Auditory Brainstem Response (ABR)

The ABR test is a useful diagnostic tool for measuring hearing when more conventional hearing tests cannot be used.

The ABR test is reliable, objective, noninvasive and painless. Brain wave activity in the auditory centers of the brain is recorded in response to a series of clicks presented to each ear. Thus, the ABR test indirectly estimates the level of hearing in the peripheral auditory system (middle ear and inner ear).

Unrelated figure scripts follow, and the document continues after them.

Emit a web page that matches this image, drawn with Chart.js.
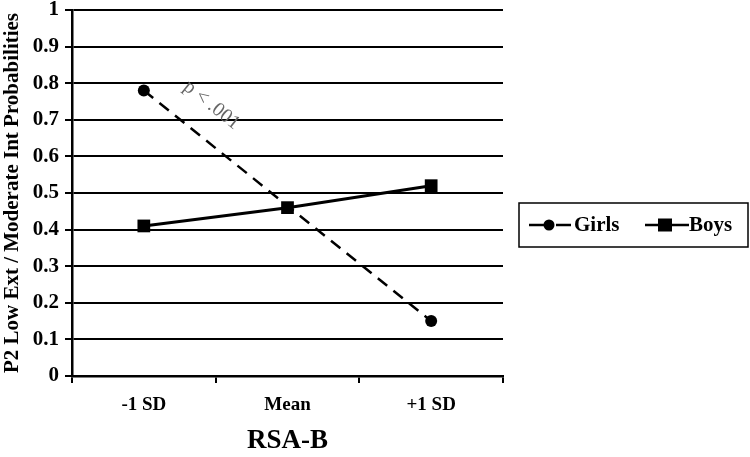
<!DOCTYPE html>
<html>
<head>
<meta charset="utf-8">
<script src="https://cdn.jsdelivr.net/npm/chart.js@4"></script>
<style>
  html, body { margin: 0; padding: 0; background: #fff; }
  #wrap { width: 750px; height: 457px; position: relative; }
</style>
</head>
<body>
<div id="wrap"><canvas id="chart" width="750" height="457"></canvas></div>
<script>
const categories = ["-1 SD", "Mean", "+1 SD"];
const girls = [0.78, 0.465, 0.15];
const boys = [0.41, 0.46, 0.52];
const yTicks = [0, 0.1, 0.2, 0.3, 0.4, 0.5, 0.6, 0.7, 0.8, 0.9, 1];
const note = "p < .001";

const SERIF = "'Liberation Serif', 'DejaVu Serif', serif";

// p < .001 written along the girls line
const notePlugin = {
  id: "note",
  afterDatasetsDraw(chart) {
    const ctx = chart.ctx;
    const x = chart.scales.x, y = chart.scales.y;
    const x0 = x.getPixelForValue(0), y0 = y.getPixelForValue(girls[0]);
    const x1 = x.getPixelForValue(2), y1 = y.getPixelForValue(girls[2]);
    const ang = Math.atan2(y1 - y0, x1 - x0);
    ctx.save();
    ctx.translate(x0, y0);
    ctx.rotate(ang);
    ctx.fillStyle = "#666";
    ctx.font = "20px " + SERIF;
    ctx.textAlign = "center";
    ctx.textBaseline = "middle";
    ctx.fillText(note, 62, -31);
    ctx.restore();
  }
};

// boxed legend to the right
const legendPlugin = {
  id: "boxLegend",
  afterDraw(chart) {
    const ctx = chart.ctx;
    const bx = 519, by = 203, bw = 229, bh = 44;
    ctx.save();
    ctx.strokeStyle = "#000";
    ctx.lineWidth = 1.5;
    ctx.strokeRect(bx, by, bw, bh);
    ctx.font = "bold 21px " + SERIF;
    ctx.textBaseline = "middle";
    ctx.fillStyle = "#000";
    const cy = by + bh / 2;
    ctx.lineWidth = 2.5;
    // girls
    ctx.beginPath(); ctx.moveTo(529, cy); ctx.lineTo(549, cy); ctx.stroke();
    ctx.beginPath(); ctx.moveTo(556, cy); ctx.lineTo(571, cy); ctx.stroke();
    ctx.beginPath(); ctx.arc(549, cy, 5.5, 0, Math.PI * 2); ctx.fill();
    ctx.fillText("Girls", 574, cy + 1);
    // boys
    ctx.beginPath(); ctx.moveTo(645, cy); ctx.lineTo(689, cy); ctx.stroke();
    ctx.fillRect(658, cy - 6.5, 14, 13);
    ctx.fillText("Boys", 689, cy + 1);
    ctx.restore();
  }
};

new Chart(document.getElementById("chart"), {
  type: "line",
  data: {
    labels: categories,
    datasets: [
      {
        label: "Girls",
        data: girls,
        borderColor: "#000",
        backgroundColor: "#000",
        borderWidth: 2.5,
        borderDash: [12, 8],
        pointStyle: "circle",
        pointRadius: [6, 0, 6],
        pointBorderWidth: 0,
        fill: false,
        tension: 0
      },
      {
        label: "Boys",
        data: boys,
        borderColor: "#000",
        backgroundColor: "#000",
        borderWidth: 3,
        pointStyle: "rect",
        pointRadius: 9,
        pointBorderWidth: 0,
        fill: false,
        tension: 0
      }
    ]
  },
  options: {
    responsive: false,
    animation: false,
    layout: { padding: { top: 10, right: 247, left: 0, bottom: 0 } },
    plugins: { legend: { display: false }, tooltip: { enabled: false } },
    scales: {
      x: {
        offset: true,
        grid: { drawOnChartArea: false, drawTicks: true, tickLength: 7, offset: true, color: "#000", lineWidth: 2 },
        border: { display: true, color: "#000", width: 2.5 },
        ticks: { color: "#000", font: { family: SERIF, size: 19, weight: "bold" }, padding: 11 },
        title: { display: true, text: "RSA-B", color: "#000", font: { family: SERIF, size: 27, weight: "bold" }, padding: { top: 4, bottom: 0 } },
        afterFit(s) { s.height = 81; }
      },
      y: {
        min: 0,
        max: 1,
        afterBuildTicks(s) { s.ticks = yTicks.map(v => ({ value: v })); },
        grid: { color: "#000", lineWidth: 2, drawTicks: true, tickLength: 7 },
        border: { display: true, color: "#000", width: 2.5 },
        ticks: { color: "#000", font: { family: SERIF, size: 21, weight: "bold" }, padding: 6, callback: v => String(v) },
        title: { display: true, text: "P2 Low Ext / Moderate Int Probabilities", color: "#000", font: { family: SERIF, size: 21, weight: "bold" }, padding: 0 },
        afterFit(s) { s.width = 72; s.paddingTop = 0; s.paddingBottom = 0; }
      }
    }
  },
  plugins: [notePlugin, legendPlugin]
});
</script>
</body>
</html>
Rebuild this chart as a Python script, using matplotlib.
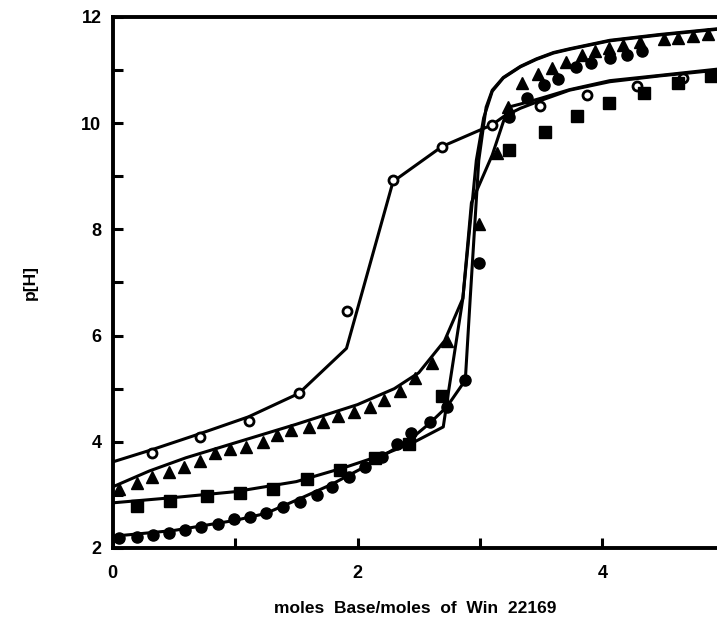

Because of the nature of this testing procedure, the ABR test does not rely on any form of subjective response from the individual being tested. It is virtually unaffected by the use of anesthesia or sedation, or whether the patient is asleep or attentive.

ABR can be used:

  • as a screening procedure for newborns who are at risk for hearing loss.
  • as a diagnostic tool to identify infants and small children with a hearing loss.
  • to estimate hearing levels in difficult to test patients, i.e., mentally retarded, autistic, developmentally delayed.
  • to evaluate patients with suspected retrocochlear pathology.
  • to evaluate patients with Meniere's disease or similar disorders.
  • intra-operative monitoring (Neurological patients).
  • as a prognostic indicator for patients with head trauma.

Test Procedure:
The ABR test is performed on an individual who is resting quietly or in a sleep state. Mild sedation may be used, when necessary, under a physician's supervision. A series of clicks are presented to each ear through special earpieces inserted into the ear canals. The audiologist can vary the intensity of the clicks. The individual wears a headband which records appropriate brain wave activity. The averaging computer in the ABR unit then analyzes the information and it is compared to normal responses. This procedure does not cause any discomfort to the person. The test takes approximately one to two hours.